Après avoir rappelé quels sont les objectifs et le déroulement de l’épreuve, rappel d’autant plus indispensable qu’il apparait nécessaire de maîtriser les mouvements du public, je passe la parole à l’impétrant lequel vient se planter devant les membres du jury en s’adressant à la salle, comme s’il était dans un prétoire ! Et, il s’y croit. Il s’adresse à nous comme s’il défendait une juste et noble cause, celle de tous les vulgarisateurs agricoles au Sud du Sahara peut-être ? Il fait les cent pas, ses notes, qu’il ne regarde d’ailleurs plus, à la main, hausse le ton, subjuguant le public par ses qualités de tribun et, dans une formidable envolée lyrique il conclut sa présentation par un magistral : « ... et j’espère, messieurs les jurés que vous m’acquitterez ! ». Tonnerre d’applaudissements. A l’applaudimètre, il est manifestement acquitté et nous n’avons plus qu’à le relâcher.

 

Je remets, comme je le peux, un peu d’ordre dans le déroulement du jury en demandant au public d’être plus discret et aux membres du jury de passer à la phase des questions au candidat sur son travail. Certains des membres du jury semblent souhaiter critiquer le travail de l’impétrant qui doit les exaspérer un peu par ses attitudes.

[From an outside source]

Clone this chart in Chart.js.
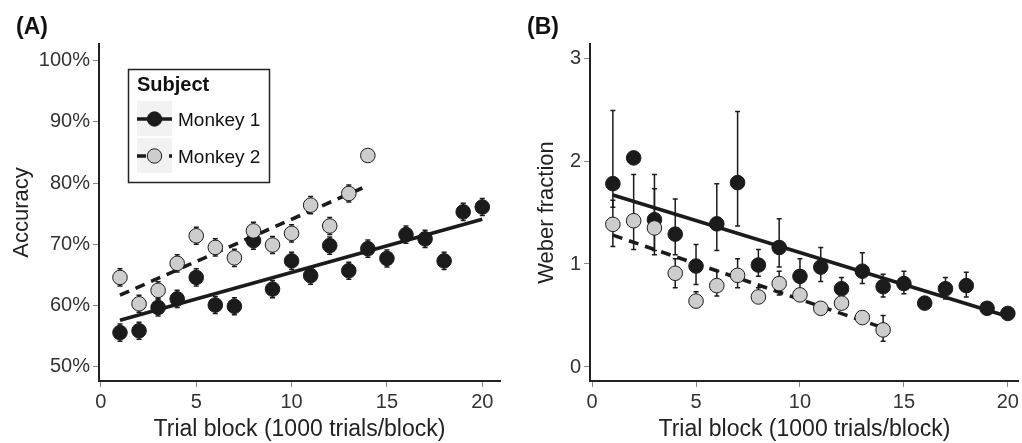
<!DOCTYPE html>
<html><head><meta charset="utf-8">
<script src="https://cdn.jsdelivr.net/npm/chart.js@4.4.1/dist/chart.umd.min.js"></script>
<style>
html,body{margin:0;padding:0;background:#fff;}
#wrap{position:relative;width:1022px;height:443px;overflow:hidden;}
.c{position:absolute;top:0;width:511px;height:443px;}
</style></head><body>
<div id="wrap">
<div class="c" style="left:0"><canvas id="cA" width="511" height="443"></canvas></div>
<div class="c" style="left:511px"><canvas id="cB" width="511" height="443"></canvas></div>
</div>
<script>
// ---- data ----
const seriesNames = ['Monkey 1', 'Monkey 2'];
const blocksM1 = [1,2,3,4,5,6,7,8,9,10,11,12,13,14,15,16,17,18,19,20];
const blocksM2 = [1,2,3,4,5,6,7,8,9,10,11,12,13,14];
const xTicks = [0,5,10,15,20];

// Panel A: accuracy (%)
const accM1 = [55.6,55.9,59.7,61.1,64.6,60.1,59.9,70.6,62.7,67.3,64.9,69.8,65.7,69.3,67.7,71.6,70.9,67.3,75.3,76.1];
const accErrM1 = [1.4,1.4,1.4,1.4,1.4,1.4,1.4,1.4,1.4,1.4,1.4,1.4,1.4,1.4,1.4,1.4,1.4,1.4,1.4,1.4];
const accM2 = [64.6,60.3,62.5,66.9,71.4,69.5,67.8,72.2,69.9,71.8,76.4,73.0,78.3,84.5];
const accErrM2 = [1.4,1.4,1.4,1.4,1.4,1.4,1.4,1.4,1.4,1.4,1.4,1.4,1.4,0.9];
const accFitM1X = [1,20], accFitM1Y = [57.6,74.1];
const accFitM2X = [1,14], accFitM2Y = [61.7,79.6];
const accTicks = [50,60,70,80,90,100];

// Panel B: Weber fraction
const wbM1   = [1.78,2.03,1.43,1.29,0.98,1.39,1.79,0.99,1.16,0.88,0.97,0.76,0.93,0.78,0.81,0.62,0.76,0.79,0.57,0.52];
const wbLoM1 = [1.55,1.98,1.13,1.09,0.80,1.13,1.37,0.88,0.97,0.72,0.83,0.66,0.81,0.68,0.71,0.58,0.66,0.68,0.53,0.48];
const wbHiM1 = [2.49,2.08,1.87,1.63,1.19,1.78,2.48,1.14,1.44,1.05,1.16,0.87,1.11,0.90,0.93,0.66,0.87,0.92,0.61,0.56];
const wbM2   = [1.385,1.42,1.35,0.91,0.64,0.79,0.89,0.68,0.81,0.70,0.57,0.62,0.48,0.36];
const wbLoM2 = [1.17,1.14,1.09,0.77,0.60,0.69,0.77,0.64,0.70,0.64,0.53,0.56,0.44,0.25];
const wbHiM2 = [1.62,1.87,1.73,1.05,0.73,0.93,1.05,0.77,0.93,0.76,0.61,0.68,0.52,0.50];
const wbFitM1X = [1,20], wbFitM1Y = [1.67,0.49];
const wbFitM2X = [1,14], wbFitM2Y = [1.28,0.38];
const wbTicks = [0,1,2,3];

// ---- styling ----
const FONT = '"Liberation Sans", Arial, Helvetica, sans-serif';
const BLACK = '#1b1b1b', GREY = '#cdcdcd', EDGE = '#1b1b1b';

const pts = (xs, ys) => xs.map((x,i)=>({x, y: ys[i]}));

const errorBarPlugin = {
  id: 'errorBars',
  beforeDatasetsDraw(chart) {
    const {ctx, scales:{x, y}} = chart;
    ctx.save();
    ctx.strokeStyle = '#1b1b1b';
    ctx.lineWidth = 1.5;
    chart.data.datasets.forEach(ds => {
      if (!ds.errLo) return;
      ds.data.forEach((p,i) => {
        const px = x.getPixelForValue(p.x);
        const y1 = y.getPixelForValue(ds.errLo[i]);
        const y2 = y.getPixelForValue(ds.errHi[i]);
        ctx.beginPath();
        ctx.moveTo(px, y1); ctx.lineTo(px, y2);
        ctx.moveTo(px-2.5, y1); ctx.lineTo(px+2.5, y1);
        ctx.moveTo(px-2.5, y2); ctx.lineTo(px+2.5, y2);
        ctx.stroke();
      });
    });
    ctx.restore();
  }
};

const panelLabelPlugin = {
  id: 'panelLabel',
  afterDraw(chart, args, opts) {
    const ctx = chart.ctx;
    ctx.save();
    ctx.fillStyle = '#111';
    ctx.font = 'bold 23px ' + FONT;
    ctx.textBaseline = 'alphabetic';
    ctx.fillText(opts.text, opts.x, opts.y);
    ctx.restore();
  }
};

const keyLegendPlugin = {
  id: 'keyLegend',
  afterDraw(chart, args, opts) {
    if (!opts.show) return;
    const ctx = chart.ctx;
    ctx.save();
    ctx.fillStyle = '#fff';
    ctx.fillRect(128, 69, 141, 113);
    ctx.strokeStyle = '#222'; ctx.lineWidth = 1.5;
    ctx.strokeRect(128.5, 69.5, 141, 113);
    ctx.fillStyle = '#111';
    ctx.font = 'bold 20px ' + FONT;
    ctx.fillText('Subject', 137, 91);
    ctx.fillStyle = '#f2f2f2';
    ctx.fillRect(137, 101, 35, 35);
    ctx.fillRect(137, 138, 35, 35);
    ctx.strokeStyle = BLACK; ctx.lineWidth = 3.5;
    ctx.beginPath(); ctx.moveTo(137, 119); ctx.lineTo(172, 119); ctx.stroke();
    ctx.beginPath(); ctx.arc(154.5, 119, 7.2, 0, Math.PI*2);
    ctx.fillStyle = BLACK; ctx.fill(); ctx.lineWidth = 1; ctx.strokeStyle = EDGE; ctx.stroke();
    ctx.strokeStyle = BLACK; ctx.lineWidth = 3.5;
    ctx.setLineDash([9, 7]); ctx.lineDashOffset = 0;
    ctx.beginPath(); ctx.moveTo(137, 156); ctx.lineTo(172, 156); ctx.stroke();
    ctx.setLineDash([]);
    ctx.beginPath(); ctx.arc(154.5, 156, 7.2, 0, Math.PI*2);
    ctx.fillStyle = GREY; ctx.fill(); ctx.lineWidth = 1; ctx.strokeStyle = EDGE; ctx.stroke();
    ctx.fillStyle = '#111';
    ctx.font = '19px ' + FONT;
    ctx.fillText(seriesNames[0], 178, 126);
    ctx.fillText(seriesNames[1], 178, 163);
    ctx.restore();
  }
};

function makeChart(id, cfg) {
  const datasets = [
    { type:'line', label: seriesNames[0]+' fit', data: pts(cfg.fit1X, cfg.fit1Y), showLine:true,
      borderColor: BLACK, borderWidth: 3.6, pointRadius: 0, order: 5 },
    { type:'line', label: seriesNames[1]+' fit', data: pts(cfg.fit2X, cfg.fit2Y), showLine:true,
      borderColor: BLACK, borderWidth: 3.6, borderDash:[10,7], pointRadius: 0, order: 4 },
    { label: seriesNames[0], data: pts(blocksM1, cfg.y1), errLo: cfg.lo1, errHi: cfg.hi1,
      pointRadius: 7.3, pointBackgroundColor: BLACK, pointBorderColor: EDGE, pointBorderWidth: 1,
      showLine:false, order: 2 },
    { label: seriesNames[1], data: pts(blocksM2, cfg.y2), errLo: cfg.lo2, errHi: cfg.hi2,
      pointRadius: 7.3, pointBackgroundColor: GREY, pointBorderColor: EDGE, pointBorderWidth: 1,
      showLine:false, order: 1 },
  ];
  return new Chart(document.getElementById(id), {
    type: 'scatter',
    data: { datasets },
    plugins: [errorBarPlugin, panelLabelPlugin, keyLegendPlugin],
    options: {
      responsive: false, animation: false, devicePixelRatio: 1,
      layout: { autoPadding: false, padding: { left: 0, right: cfg.padRight, top: 44, bottom: 0 } },
      plugins: {
        legend: { display: false }, tooltip: { enabled: false },
        panelLabel: { text: cfg.label, x: 16, y: 34 },
        keyLegend: { show: cfg.legend }
      },
      scales: {
        x: {
          type: 'linear', min: -0.1, max: cfg.xMax,
          afterBuildTicks: s => { s.ticks = xTicks.map(v => ({value: v})); },
          afterFit: s => { s.height = 62; },
          ticks: { font: { family: FONT, size: 20 }, color: '#333', padding: 3, maxRotation: 0 },
          grid: { drawOnChartArea: false, drawTicks: true, tickLength: 6, color: '#888', lineWidth: 1 },
          border: { display: true, color: '#222', width: 2 },
          title: { display: true, text: 'Trial block (1000 trials/block)', color: '#222',
                   font: { family: FONT, size: 23 }, padding: { top: 0, bottom: 0 } }
        },
        y: {
          type: 'linear', min: cfg.yMin, max: cfg.yMax,
          afterBuildTicks: s => { s.ticks = cfg.yTicks.map(v => ({value: v})); },
          afterFit: s => { s.width = cfg.yWidth; },
          ticks: { font: { family: FONT, size: 20 }, color: '#333', padding: 3,
                   callback: cfg.fmt },
          grid: { drawOnChartArea: false, drawTicks: true, tickLength: 6, color: '#888', lineWidth: 1 },
          border: { display: true, color: '#222', width: 2 },
          title: { display: true, text: cfg.yTitle, color: '#222',
                   font: { family: FONT, size: 22 }, padding: { top: cfg.yTitlePad, bottom: 0 } }
        }
      }
    }
  });
}

makeChart('cA', {
  label: '(A)', legend: true, padRight: 11, xMax: 20.93,
  yMin: 47.7, yMax: 102.7, yTicks: accTicks, yWidth: 99, yTitle: 'Accuracy', yTitlePad: 9,
  fmt: v => v + '%',
  y1: accM1, lo1: accM1.map((v,i)=>v-accErrM1[i]), hi1: accM1.map((v,i)=>v+accErrM1[i]),
  y2: accM2, lo2: accM2.map((v,i)=>v-accErrM2[i]), hi2: accM2.map((v,i)=>v+accErrM2[i]),
  fit1X: accFitM1X, fit1Y: accFitM1Y, fit2X: accFitM2X, fit2Y: accFitM2Y
});

makeChart('cB', {
  label: '(B)', legend: false, padRight: 1, xMax: 20.53,
  yMin: -0.136, yMax: 3.136, yTicks: wbTicks, yWidth: 79, yTitle: 'Weber fraction', yTitlePad: 23,
  fmt: v => String(v),
  y1: wbM1, lo1: wbLoM1, hi1: wbHiM1,
  y2: wbM2, lo2: wbLoM2, hi2: wbHiM2,
  fit1X: wbFitM1X, fit1Y: wbFitM1Y, fit2X: wbFitM2X, fit2Y: wbFitM2Y
});
</script>
</body></html>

La première question porte évidemment sur les compétences du candidat pour traiter d'un sujet aussi vaste. Un grondement sourd parcourt le public, m’obligeant à faire un nouveau rappel à l’ordre. A chacune des questions suivantes, même murmure réprobateur dans la foule et même facilité du candidat qui ne démonte pas. Je vois le moment où nous allons nous faire écharper par la foule ! Les autres membres du jury aussi d’ailleurs, car après la troisième question, les suivantes deviennent tout à fait anodines laissant aux enseignants français le soin de critiquer le travail effectué ce qui est, il faut bien l’avouer, plus facilement accepté par le public. 

 

Enfin, nous concluons la séance des questions et demandons au public de sortir pour que le jury puisse délibérer sereinement. Ni le candidat ni les élèves ne l’avaient envisagé ainsi, pensant sans doute que la collation du titre était acquise dès la fin de la présentation du mémoire. Je dois m’y reprendre à trois fois pour obtenir l’évacuation de la salle, aidé efficacement en cela par le postulant qui, grand seigneur, invite tout le monde à boire le champagne à la cantine de l’établissement ! Le jury délibère longuement prenant en compte le travail d’étude mais aussi la présentation de la leçon d’enseignement pratique qui portait sur la culture du caféier, un cours clair, attrayant, agrémenté d’une projection de diapositives. 

 

Reste ensuite à annoncer les résultats. Dans la salle de la cantine, professeurs et élèves attendent sagement le jury, peut-être plus dans l’espoir de boire du champagne et de participer au repas qui doit suivre que pour le contenu de la délibération ? J’annonce donc publiquement la réussite de l’impétrant qui court immédiatement déboucher LA bouteille de champagne. Car il n’y a qu’une seule et unique bouteille pour la centaine de personnes présentes ! Heureusement, comme le champagne n’est pas très frais, le candidat réussit le tour de force de distribuer un peu de mousse à tout le monde dans des verres de cantine [1]. Il complète heureusement avec des bouteilles de bière.

 


[1] Plus tard, j’apprendrai que notre ancien étudiant a fait son chemin. Il sera député à l’assemblée nationale de son pays, porte-parole du Président de la République Ange-Félix Patassé, lui-même ancien élève de l’Ecole d’Agriculture Tropicale de Nogent-sur-Marne. Décidemment ce candidat avait des dispositions pour faire de la mousse ! (note de 2018).